Working alongside National Rail, ORR says it also aims to improve worker safety by prioritising safer access to tracks and stations, better monitoring of bridges, embankments and buildings, and paying closer attention to the training, supervision and monitoring of signallers.
"Signaller competence has generated some recent cause for concern", the plan says, adding that it will "look closely at train operators' systems for working when the network is operating during disruption, or with restrictions (such as failed signals), and how they manage the risks".
"We will work with freight operators to ensure safer loading," says the ORR. "Asymmetric loading can be a particular cause of derailments."

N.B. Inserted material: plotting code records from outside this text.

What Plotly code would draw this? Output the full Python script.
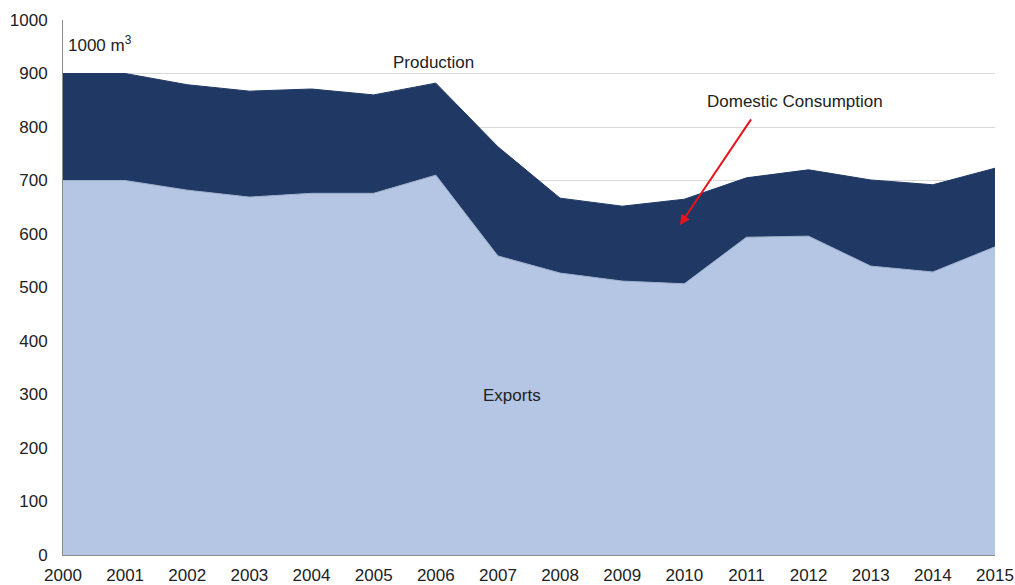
import plotly.graph_objects as go

years = list(range(2000, 2016))
production = [900, 900, 879, 867, 871, 860, 882, 763, 667, 652, 665, 705, 720, 701, 692, 723]
exports = [700, 700, 682, 669, 676, 676, 710, 559, 527, 512, 507, 594, 596, 540, 529, 576]
y_ticks = list(range(0, 1001, 100))

FONT = "Liberation Sans, Arial, sans-serif"

fig = go.Figure()
fig.add_trace(go.Scatter(x=years, y=exports, mode="lines", fill="tozeroy",
                         fillcolor="#b4c6e4", line=dict(color="#9fb0cc", width=1),
                         name="Exports", hoverinfo="x+y"))
fig.add_trace(go.Scatter(x=years, y=production, mode="lines", fill="tonexty",
                         fillcolor="#1f3864", line=dict(color="#1f3864", width=1),
                         name="Production", hoverinfo="x+y"))

font_txt = dict(family=FONT, size=17, color="#222222")
fig.add_annotation(x=2000.05, y=955, text="1000 m<sup>3</sup>", showarrow=False,
                   xanchor="left", font=font_txt)
fig.add_annotation(x=2005.96, y=920, text="Production", showarrow=False, font=font_txt)
fig.add_annotation(x=2011.78, y=847, text="Domestic Consumption", showarrow=False, font=font_txt)
fig.add_annotation(x=2007.23, y=299, text="Exports", showarrow=False, font=font_txt)
fig.add_annotation(x=2009.93, y=617, ax=2011.09, ay=817, axref="x", ayref="y",
                   xref="x", yref="y", text="", showarrow=True, arrowhead=2,
                   arrowsize=1, arrowwidth=2, arrowcolor="#e8141c")

fig.update_layout(
    width=1015, height=585,
    margin=dict(l=63, r=20, t=20, b=30, autoexpand=False),
    paper_bgcolor="white", plot_bgcolor="white",
    showlegend=False,
    font=dict(family=FONT, size=17, color="#333333"),
)
fig.update_xaxes(range=[2000, 2015], tickvals=years, ticktext=[str(y) for y in years],
                 showgrid=False, showline=True, linecolor="#8c8c8c", linewidth=1,
                 ticks="", zeroline=False, automargin=False, ticklabelstandoff=5,
                 tickfont=dict(family=FONT, size=17, color="#222222"))
fig.update_yaxes(range=[0, 1000], tickvals=y_ticks, showgrid=True, gridcolor="#d9d9d9",
                 showline=True, linecolor="#8c8c8c", linewidth=1, ticks="",
                 zeroline=False, automargin=False,
                 tickfont=dict(family=FONT, size=17, color="#222222"), ticklabelstandoff=11)

fig.write_html("out.html", config={"displayModeBar": False},
               post_script="document.body.style.margin='0';document.body.style.overflow='hidden';")
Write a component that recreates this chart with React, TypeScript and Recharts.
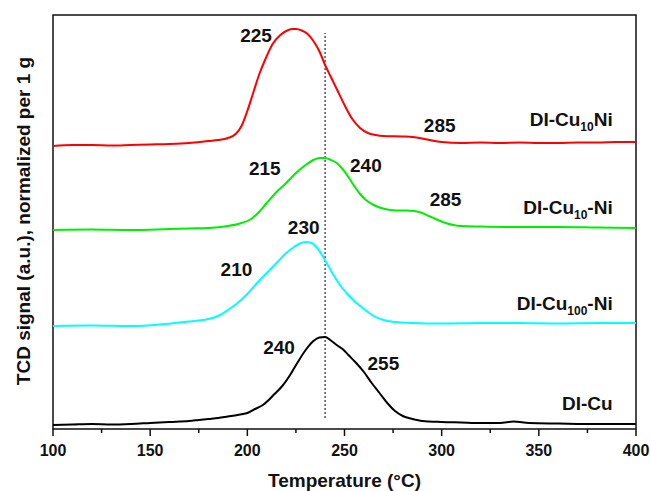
import {
  LineChart,
  Line,
  XAxis,
  YAxis,
  ReferenceLine,
  ReferenceArea,
  ReferenceDot,
} from "recharts";

// temperature (°C) and TCD signal (a.u., offset per curve)
const cuNi10Temps = [100, 110, 120, 130, 140, 150, 160, 170, 180, 185, 190, 194, 197, 200, 203, 206, 210, 213, 217, 220, 223, 225, 228, 231, 234, 237, 240, 243, 246, 250, 254, 258, 262, 266, 270, 280, 285, 290, 295, 300, 310, 320, 330, 340, 350, 360, 370, 380, 390, 400];
const cuNi10Signal = [283, 284, 284, 283.5, 284, 284.5, 285, 286, 288, 289, 291, 295, 303, 318, 336, 354, 373, 385, 394, 398, 400, 400, 398.5, 395, 388, 378, 364, 352, 340, 324, 310, 301, 296, 294, 293, 292.5, 292, 290.5, 288.5, 287, 286, 286.5, 286, 286.5, 286, 286, 286.5, 286.5, 287, 287];

const cu10NiTemps = [100, 120, 140, 160, 170, 180, 190, 197, 202, 206, 210, 215, 220, 225, 230, 234, 237, 240, 243, 246, 249, 252, 255, 258, 261, 265, 268, 272, 277, 282, 286, 290, 294, 298, 302, 306, 310, 320, 340, 360, 380, 400];
const cu10NiSignal = [199, 199.5, 199, 200, 200.5, 201, 203, 206, 210, 217, 226, 237, 246, 256, 264, 269, 271, 271, 269, 266, 260, 252, 243, 235, 229, 224, 221.5, 219.5, 218.5, 218.5, 218, 216, 212.5, 209, 206, 204, 203, 202.5, 202, 202, 201.5, 201];

const cu100NiTemps = [100, 120, 140, 155, 165, 170, 175, 180, 185, 190, 195, 200, 205, 210, 215, 220, 224, 227, 230, 233, 236, 239, 242, 245, 248, 251, 255, 260, 265, 270, 276, 285, 300, 320, 340, 360, 380, 400];
const cu100NiSignal = [103, 103.5, 103, 104.5, 106.5, 107.5, 108.5, 110, 113, 119, 126, 135, 146, 156, 166, 176, 182, 185.5, 187, 186, 181, 172, 162, 152, 143, 136, 128, 120, 113, 109, 107, 106, 105.5, 106, 106, 105.5, 106, 106];

const cuTemps = [100, 110, 120, 130, 140, 150, 160, 170, 175, 180, 185, 190, 195, 200, 204, 208, 211, 214, 218, 222, 226, 230, 234, 237, 240, 243, 246, 249, 252, 256, 260, 264, 268, 272, 276, 280, 285, 290, 300, 310, 320, 330, 337, 345, 360, 380, 400];
const cuSignal = [4, 4.5, 5, 4.5, 5, 6, 7, 8, 9, 10, 11, 12.5, 14, 16, 20, 24, 29, 35, 43, 54, 67, 79, 88, 91.5, 92, 88.5, 84, 80, 74, 66, 57, 46, 36, 26, 18, 13, 10, 8, 7, 6.5, 6, 6, 7.5, 6, 5.5, 5, 5];

const xTicks = [100, 125, 150, 175, 200, 225, 250, 275, 300, 325, 350, 375, 400];

const peakLabels = [
  { t: 204.5, v: 394, text: "225" },
  { t: 299, v: 304, text: "285" },
  { t: 209, v: 261, text: "215" },
  { t: 261, v: 264, text: "240" },
  { t: 302, v: 230, text: "285" },
  { t: 229, v: 202, text: "230" },
  { t: 194.4, v: 160, text: "210" },
  { t: 216.3, v: 82, text: "240" },
  { t: 270, v: 66, text: "255" },
];

const sampleNames = [
  { t: 388, v: 310, base: "DI-Cu", sub: "10", tail: "Ni" },
  { t: 388, v: 222, base: "DI-Cu", sub: "10", tail: "-Ni" },
  { t: 388, v: 126, base: "DI-Cu", sub: "100", tail: "-Ni" },
  { t: 388, v: 26, base: "DI-Cu", sub: "", tail: "" },
];

const toPoints = (ts: number[], vs: number[]) => ts.map((t, i) => ({ t, v: vs[i] }));

const FONT = "'Liberation Sans', Arial, sans-serif";

const XTick = (props: any) => {
  const { x, y, payload } = props;
  const major = payload.value % 50 === 0;
  return (
    <g>
      <line x1={x} x2={x} y1={y} y2={y + (major ? 7 : 4)} stroke="#111" strokeWidth={1.5} />
      {major && (
        <text x={x} y={y + 27} textAnchor="middle" fontFamily={FONT} fontWeight="bold" fontSize={16} fill="#111">
          {payload.value}
        </text>
      )}
    </g>
  );
};

export default function App() {
  return (
    <div style={{ position: "absolute", left: 0, top: 0 }}>
      <LineChart width={651} height={491} margin={{ top: 15, right: 15, bottom: 0, left: 0 }}>
        <XAxis
          type="number"
          dataKey="t"
          domain={[100, 400]}
          ticks={xTicks}
          interval={0}
          allowDataOverflow
          height={62}
          tickSize={0}
          tickMargin={0}
          tickLine={false}
          axisLine={false}
          tick={<XTick />}
          label={{
            value: "Temperature (°C)",
            position: "insideBottom",
            offset: 4,
            fontFamily: FONT,
            fontWeight: "bold",
            fontSize: 19,
            fill: "#111",
          }}
        />
        <YAxis
          type="number"
          domain={[0, 414]}
          allowDataOverflow
          width={53}
          tick={false}
          tickLine={false}
          axisLine={false}
          label={{
            content: () => (
              <text
                transform="translate(30,221) rotate(-90)"
                textAnchor="middle"
                fontFamily={FONT}
                fontWeight="bold"
                fontSize={19}
                fill="#111"
              >
                TCD signal (a.u.), normalized per 1 g
              </text>
            ),
          }}
        />
        <ReferenceArea x1={100} x2={400} y1={0} y2={414} fill="none" stroke="#111" strokeWidth={1.5} />
        <ReferenceLine
          segment={[{ x: 240, y: 11 }, { x: 240, y: 396 }]}
          stroke="#000"
          strokeWidth={1}
          strokeDasharray="2 2"
        />
        <Line data={toPoints(cuNi10Temps, cuNi10Signal)} dataKey="v" type="monotone" stroke="#ff0000" strokeWidth={2} dot={false} isAnimationActive={false} />
        <Line data={toPoints(cu10NiTemps, cu10NiSignal)} dataKey="v" type="monotone" stroke="#00ee00" strokeWidth={2} dot={false} isAnimationActive={false} />
        <Line data={toPoints(cu100NiTemps, cu100NiSignal)} dataKey="v" type="monotone" stroke="#00ffff" strokeWidth={2} dot={false} isAnimationActive={false} />
        <Line data={toPoints(cuTemps, cuSignal)} dataKey="v" type="monotone" stroke="#000000" strokeWidth={2} dot={false} isAnimationActive={false} />
        {peakLabels.map((p, i) => (
          <ReferenceDot
            key={"p" + i}
            x={p.t}
            y={p.v}
            r={0}
            shape={(s: any) => (
              <text x={s.cx} y={s.cy} dy="0.35em" textAnchor="middle" fontFamily={FONT} fontWeight="bold" fontSize={19} fill="#111">
                {p.text}
              </text>
            )}
          />
        ))}
        {sampleNames.map((n, i) => (
          <ReferenceDot
            key={"n" + i}
            x={n.t}
            y={n.v}
            r={0}
            shape={(s: any) => (
              <text x={s.cx} y={s.cy} dy="0.35em" textAnchor="end" fontFamily={FONT} fontWeight="bold" fontSize={19} fill="#111">
                {n.base}
                {n.sub && (
                  <tspan fontSize={12} dy={5}>
                    {n.sub}
                  </tspan>
                )}
                {n.tail && <tspan dy={-5}>{n.tail}</tspan>}
              </text>
            )}
          />
        ))}
      </LineChart>
    </div>
  );
}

In an effort to improve occupational health, the ORR says it will begin to monitor fatigue among safety-critical workers, and is also working with the rail industry to devise strategies intended to resolve respiratory illness, hand/arm vibration syndrome and musculoskeletal damage.
According to the plan, examining the application of the Construction (Design and Management) Regulations, management of driver competence and signalling compliance will help improve London Underground operator Transport for London's already "impressive safety record".
"Finally," the plan says, "we plan to review and improve our approach to identifying, measuring and managing risk, ensuring compliance and enhancing inspector competence. This will include methods for enhanced analysis and horizon scanning to identify emerging risk. The outcome will be an improvement to our published strategic risk chapters and planning for regulatory intervention."
A record 332 people died on the UK's railways in 2014, the latest year for which figures are available, a rise of 32 on the 2013 total, which was the previous highest in 11 years of monitoring. Suspected suicides accounted for 293 of the 332 deaths and 22 were fatal injuries to trespassers. There were five fatal accidents involving rail workers, including two train drivers killed at level crossings. There were no passenger fatalities for the eighth year in succession.
In her introduction to the plan, ORR chief executive Joanna Whittington says there have been several reviews of the rail network and regulator by bodies including the Department for Transport and the Competition and Market Authority.
"The obligation for the rail industry to improve health and safety on the rail network for passengers, the workforce and the general public remains unaltered," writes Whittington. "Any practical changes arising as a result of the reviews should improve or, at the very least not decrease, the current levels of health and safety inherent in the industry."
In regulating the road network, a role it acquired two years ago, the ORR says that network operator Highways England has a five-year plan that includes a 40% reduction in the number of people killed or seriously injured on highways by the end of 2020 and it will monitor the agency's progress against that target.
The remaining objectives the ORR says it will focus on this year are: better customer service, value for money from the railway, better highways, promoting a dynamic and commercially sustainable rail sector, and high-performing regulation.